I entered the three circumference measurements (bust, waist and hips) and also made some extra adjustments. I think these adjustments are critical for me to get a good fit. To explain, I have quite wide shoulders and I find that RTW shirts and blouses that fit in other dimensions, for example, arm length, body length will be far too tight across the shoulders. this is such a problem that I haven’t bought a fitted shirt or blouse since I was a teenage and first noted this problem. I did, of course, buy a few completely oversized shirts, but these just swamped me and were very unflattering. I don’t think that circumference measurements really sort my fit problems out totally. I can adjust for circumference and the fit can still be a little tight across the back, but sometimes too loose at the front. I’m guessing that this is probably because more ease is needed across the back than the front. I suppose when we pull our shoulders forwards, the distance across the back and shoulders can increase more, than when we pull our shoulders back, which is a smaller movement. I wouldn’t say I am a fit expert, do you think that makes sense? Anyway, back to the Lekala pattern, I therefore chose to increase the shoulder width and the back width measurements. I also decreased the breast width measurement. Hopefully, this will give the same bust circumference measurement, but with more ease available at the back.

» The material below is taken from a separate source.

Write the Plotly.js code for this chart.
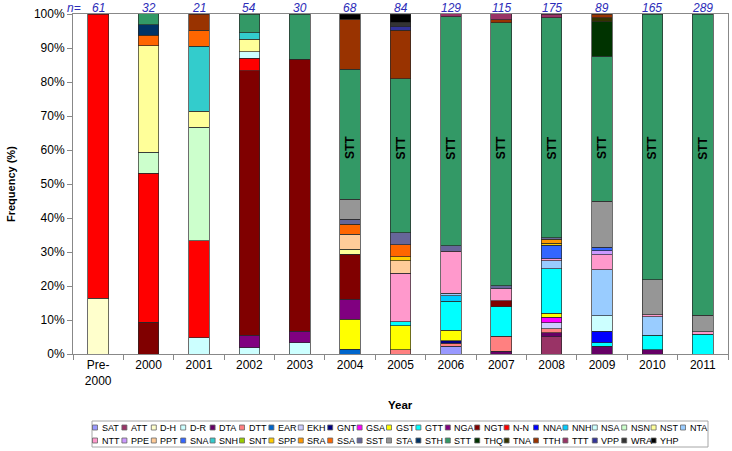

After plugging in my measurements, the Lekala website supplied me with a rather unflattering “map” of my upper body. Hmm, do I really look like that?
I’ve very pleased with the fit across the back, no tightness here at all.

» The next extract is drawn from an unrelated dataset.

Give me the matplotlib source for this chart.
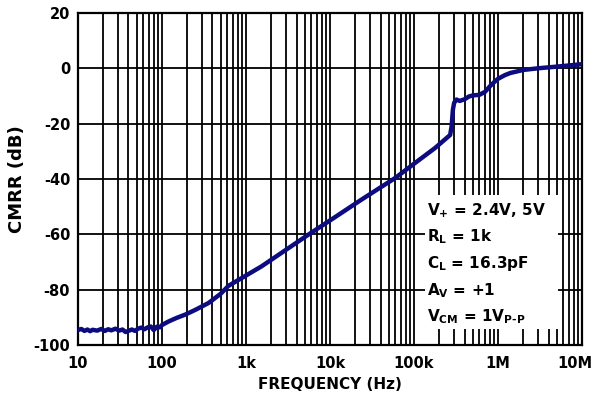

I used the PDF pattern produced, but I was unsure about the back darts, which didn’t seem to be very pronounced at all. In fact, I had to flare the pattern and add a 1cm width at the bottom of each dart, just so that I could sew the dart at all. I shall have to see if I can take this into account properly with the Lekala adjustments next time. Perhaps it was because I chose not to have seam allowances added to my pattern when I ordered it. It wasn’t too much of a problem though, because I could increase the back darts easily and this was just a minimal change at the cutting out stage. The sleeves and cuffs were exactly as per the standard pattern.

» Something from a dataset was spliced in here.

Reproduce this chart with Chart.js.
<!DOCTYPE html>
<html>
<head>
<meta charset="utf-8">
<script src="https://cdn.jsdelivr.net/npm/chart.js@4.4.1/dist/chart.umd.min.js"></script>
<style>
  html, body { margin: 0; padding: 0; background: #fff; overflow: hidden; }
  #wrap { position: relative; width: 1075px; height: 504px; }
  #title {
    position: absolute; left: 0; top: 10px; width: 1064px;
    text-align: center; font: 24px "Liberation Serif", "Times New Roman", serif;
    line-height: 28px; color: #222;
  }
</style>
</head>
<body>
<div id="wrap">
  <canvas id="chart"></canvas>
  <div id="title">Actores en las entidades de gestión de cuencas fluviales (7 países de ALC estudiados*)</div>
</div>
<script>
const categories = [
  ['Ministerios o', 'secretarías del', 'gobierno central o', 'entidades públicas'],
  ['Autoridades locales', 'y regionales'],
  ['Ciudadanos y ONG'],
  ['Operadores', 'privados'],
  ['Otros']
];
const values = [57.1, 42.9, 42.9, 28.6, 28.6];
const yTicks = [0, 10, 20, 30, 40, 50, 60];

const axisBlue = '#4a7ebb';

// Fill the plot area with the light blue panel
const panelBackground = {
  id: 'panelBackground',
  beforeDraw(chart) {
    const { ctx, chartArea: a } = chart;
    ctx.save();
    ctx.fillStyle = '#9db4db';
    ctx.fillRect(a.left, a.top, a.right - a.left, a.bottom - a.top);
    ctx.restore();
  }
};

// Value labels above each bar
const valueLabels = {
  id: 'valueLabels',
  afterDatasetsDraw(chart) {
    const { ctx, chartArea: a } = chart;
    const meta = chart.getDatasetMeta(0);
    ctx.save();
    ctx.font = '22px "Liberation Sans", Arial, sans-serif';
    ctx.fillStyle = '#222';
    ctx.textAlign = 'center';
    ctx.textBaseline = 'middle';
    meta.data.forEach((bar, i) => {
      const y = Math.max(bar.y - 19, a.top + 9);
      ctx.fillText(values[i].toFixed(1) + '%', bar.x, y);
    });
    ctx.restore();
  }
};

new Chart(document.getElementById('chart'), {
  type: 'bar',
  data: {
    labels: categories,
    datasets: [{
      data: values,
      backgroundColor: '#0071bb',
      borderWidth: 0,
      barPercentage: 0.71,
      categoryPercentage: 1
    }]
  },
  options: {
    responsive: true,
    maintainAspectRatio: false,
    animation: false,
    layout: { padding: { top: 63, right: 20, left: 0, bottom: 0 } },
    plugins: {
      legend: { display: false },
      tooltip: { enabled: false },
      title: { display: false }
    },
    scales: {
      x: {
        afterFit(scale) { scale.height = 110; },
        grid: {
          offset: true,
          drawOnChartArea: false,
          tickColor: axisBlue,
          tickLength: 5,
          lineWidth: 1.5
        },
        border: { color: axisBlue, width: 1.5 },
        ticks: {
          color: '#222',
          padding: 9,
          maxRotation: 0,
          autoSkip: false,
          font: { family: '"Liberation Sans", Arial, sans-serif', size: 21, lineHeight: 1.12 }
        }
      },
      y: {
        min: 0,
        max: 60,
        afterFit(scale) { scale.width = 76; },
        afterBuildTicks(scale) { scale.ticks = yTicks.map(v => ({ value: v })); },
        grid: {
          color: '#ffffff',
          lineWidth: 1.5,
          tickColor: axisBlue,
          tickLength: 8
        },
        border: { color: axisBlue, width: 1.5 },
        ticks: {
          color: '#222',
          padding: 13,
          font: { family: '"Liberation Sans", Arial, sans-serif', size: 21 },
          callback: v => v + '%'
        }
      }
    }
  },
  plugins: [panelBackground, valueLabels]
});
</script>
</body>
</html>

The instructions on Lekala patterns are fairly minimal, but as I have made blouses before I was able to follow them. I did make a couple of changes though. Firstly, the instructions mention a front dart, which was completely absent from my pattern and the line drawing. It was a bit mysterious. I decided not to add front darts in as I was quite happy with the fit as it was anyway.
I also wasn’t completely satisfied with the way that the cuffs were added to the sleeves. It seemed a very basic method – just folding over the seam allowance to the inside, instead of binding the edge or using a placket. I decided to bind my edges with bias-binding.
The final change I made concerned the number of buttons used. When I first tried on my shirt I noticed that there was a huge amount of gaping and I felt that the shirt was really wearable. There was about 10 cm between each of the buttons / buttonholes down the front. I hurried out on a Saturday morning to buy more buttons and placed an extra three between the original button placements. Just to show how it would have looked with only the five buttons, as per the pattern, I took this photo. I hope you’ll agree that the extra buttons are a must.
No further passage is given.